When my mother heard I was teaching massage, she told me: “Jody, I massaged you when you were a baby. I don’t know why. It just seemed like the right thing to do.” I suppose that early experience of touch is what made infant massage resonate so deeply for me.
The massage that I teach parents and instructors comes from India, where almost all babies are massaged, and includes Swedish massage strokes, reflexology and a bit of yoga, too. It was developed by Vimala McClure for her own babies, and shared in the book, Infant Massage, A Handbook for Loving Parents.
Back in 1980, when I was about to adopt my first baby, I contacted my friend, Vimala McClure, who I heard had written a book on infant massage. She sent me a copy of the first version of her book, Infant Massage: A Handbook for Loving Parents.
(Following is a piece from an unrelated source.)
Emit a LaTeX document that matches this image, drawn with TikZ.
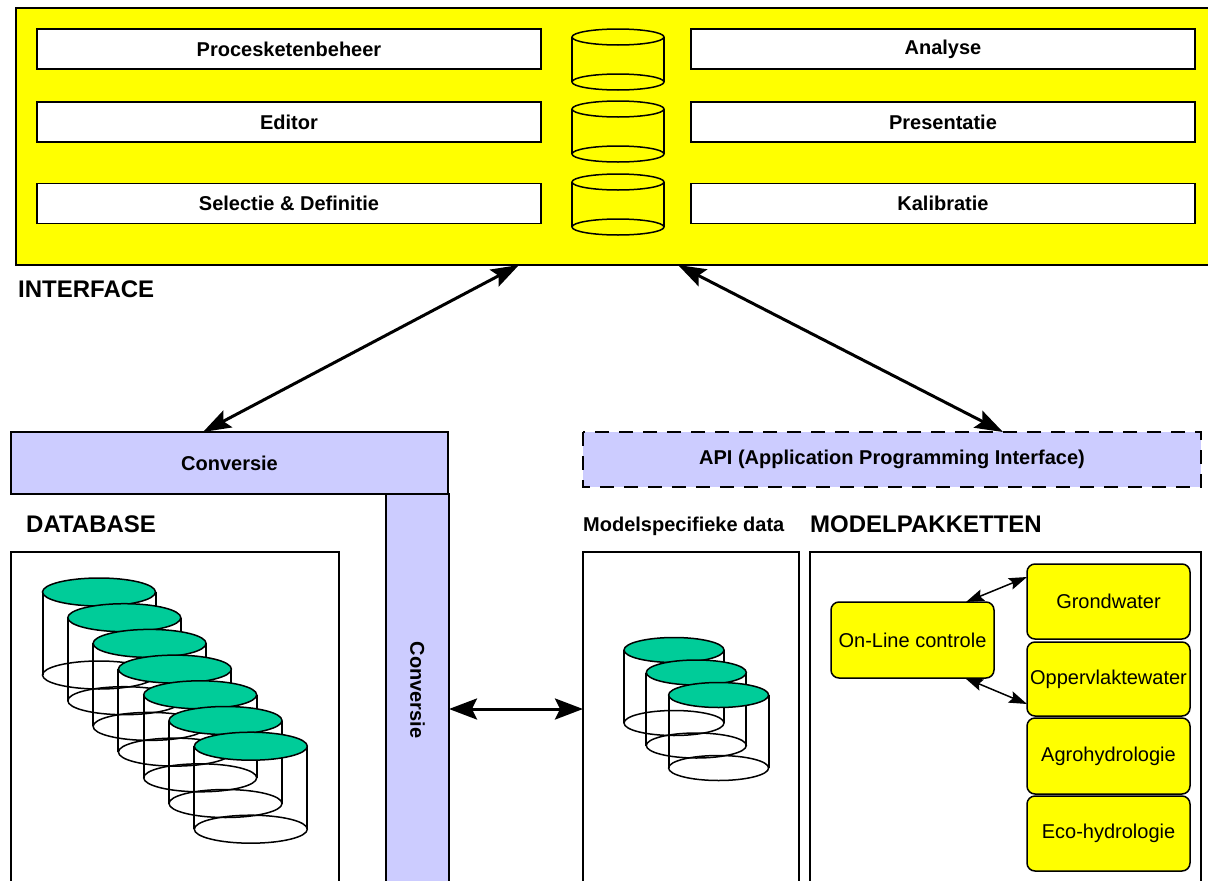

I took oil from my kitchen, settled down with my new daughter, Olisa, and learned the massage and the wonderful pleasures of touch with my children. After I adopted my second child, and used infant massage to soothe our challenging introduction to each other, parents started asking me to teach them. Vimala invited me to come to Denver and learn to be an instructor and a trainer of infant massage. After a wonderful training in Denver, I finished my exam, did a co-training with another trainer, and began teaching families and instructors myself.
There is lots more to infant massage than the strokes. Vimala taught parents to start each massage by asking a baby’s permission to do the massage with them. As a parent rubs their oiled hands together and asks permission, s/he watches how the baby responds. A baby that is open to massage will have a relaxed body posture, make a connection with you through touch or through eye contact, along with showing receptivity in how they behave. If a baby pushes away, turns away, or looks away, or shows behaviors indicating they are too overwhelmed right now, it is best to respond to your baby’s current needs and do the massage later when the baby is feeling more receptive. This process helps parents learn to understand and recognize their baby’s language and needs and empowers a child to let other people know what their needs are .
The massage itself is a two-way process between parent and child. The parent should adjust the speed, duration and “touch” of the massage in response to their baby’s cues. It becomes a dance of communication and interaction. Ideally a dance of love.
The instructor in a parent-baby class or private session supports the parents to develop this dance. A CEIM/CIMI is trained to help parents position the baby for successful interaction, to help create an environment that promotes the development of loving bonds, good communication, and a relaxing time. There are many advantages in learning massage from a person, rather than a book, video or website. A skilled instructor can simplify the information for you and your family. She or he can easily solve struggles you might encounter through demonstration or guidance. Having an in-person guide, demonstrating on their doll, allows you to focus your attention on your baby rather than trying to interpret and apply information.
There are many benefits of massage. Parents tell us about these benefits in our classes: the baby who sleeps through the night for the first time, the great poop that constipated baby had on the way home from class, how a parent feels closer to their child, how a father feels like an important part of his child’s life now.
The reduced stress for both mother and baby after a massage is well-documented in studies. Depressed mothers who learned to massage their baby, along with getting group support, found themselves feeling less depressed and their babies were more responsive in their interactions as a result. A baby who is massaged often seems to change their sleep patterns: to sleep deeper in the first part of the night, and wake up more alert and awake. There are indications that massage can affect the child’s immune system helping them resist illness and have a more robust immune system. We know there is a drop in stress hormones for the baby soon after the massage, and that the parent also experiences a reduction in stress.